SOCIAL media has been blamed for strange behavioural tics in teenagers. Here’s why you were fortunate to avoid today’s social advances while growing up in the 80s.
You got bullied enough anyway
School provided ample opportunities for every type of bullying from throwing your bag into someone’s garden to mild beatings. Nowadays you can get home for more bullying on Facebook – except much worse things like being told to kill yourself, which makes smashing your protractor set into tiny pieces look like a kind and generous gesture by 80s bullies.
Internet cheating
The modern pupil augments their studies with the wonderful learning resource that is the internet. They don’t, of course, and just cut and paste stuff that’s obviously cribbed or wrong. You’d have done exactly the same, emerging from years of schooling without remembering any facts whatsoever, not even utterly useless information about motte-and-bailey castles.
School councils and other earnest wankery
Children are self-important little tossers anyway, so you shouldn’t be giving them a formal way to drone on about school life. Like work, it’s fundamentally dull and tinkering around the edges won’t change that. And they’ll soon learn that pushy twats get an ego boost from taking charge of boring admin the second they start work.
Multiplayer online gaming
A huge investment of – basically – wasted time, but also another bullying opportunity. 80s kids were obsessed with calling each other ‘benders’, and repeating it at least 20 times just made this Wildean witticism more hilarious.
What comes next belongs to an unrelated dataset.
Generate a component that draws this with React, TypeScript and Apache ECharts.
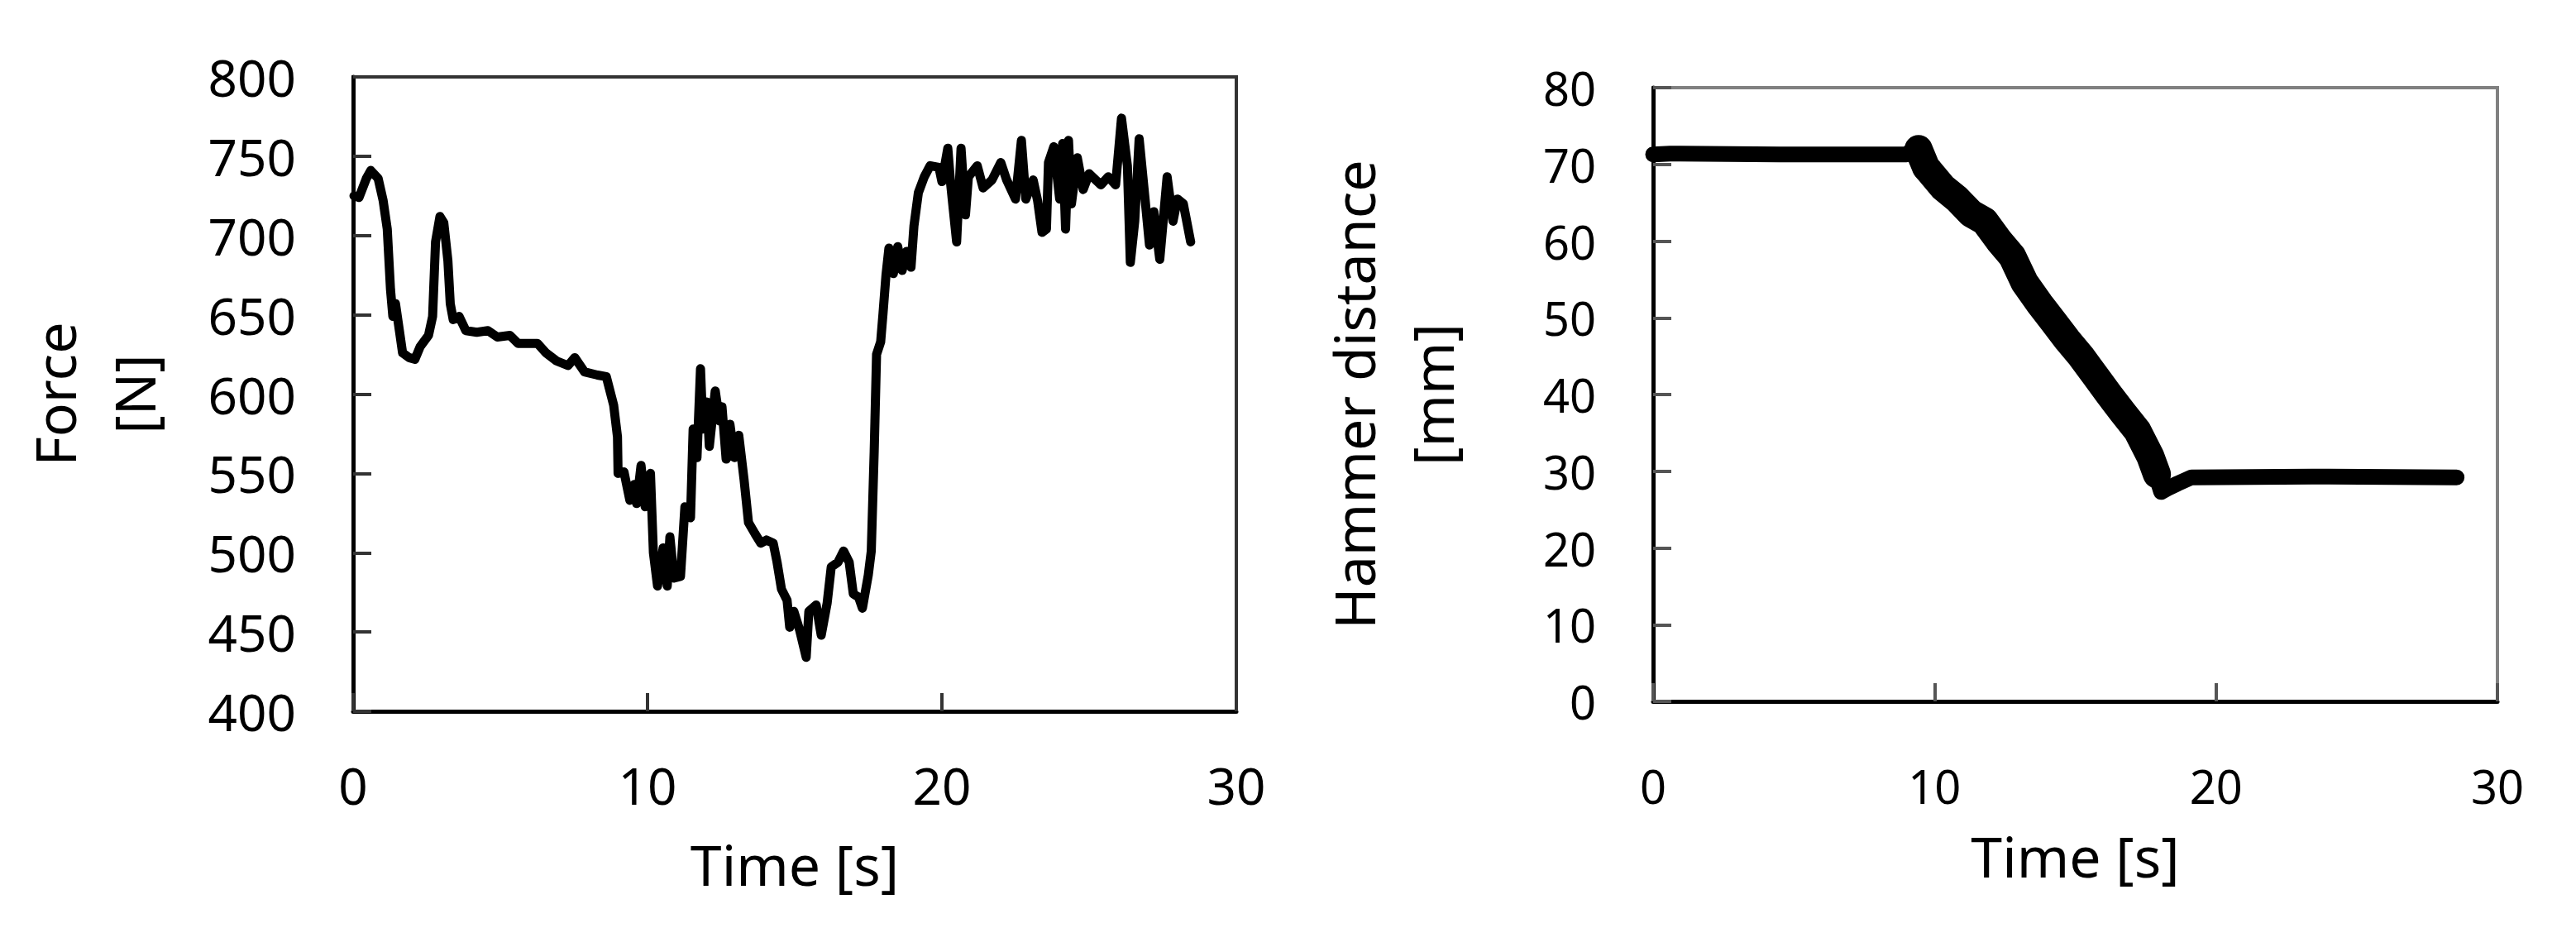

Today’s kids can enjoy this too with hours of being called a ‘faggot’ by shrieking idiots on Call of Duty. You’d welcome graphic discussions of your mum’s sexual perversions just for some bloody variety.
Healthy eating
An 80s childhood was already full of grim experiences, from mumps to watching Threads. The last thing you’d have needed was having more joy sucked out of it by an earnest parent sending you to school with carrot dips and hummus instead of a bag of sodium-laden Space Raiders and a unfeasibly large Mars bar that was 97 per cent sugar.
Paedos
Or rather hysteria about them. A serious issue, but too many immature adults have got carried away with the drama of protecting their ‘little ones’ from perverts lurking in every changing room. In the 80s you were free to worry about innocent things, like whether the disfigured, child-slaying ghost of a mass murderer lived in the school boiler house as your mate Colin claimed.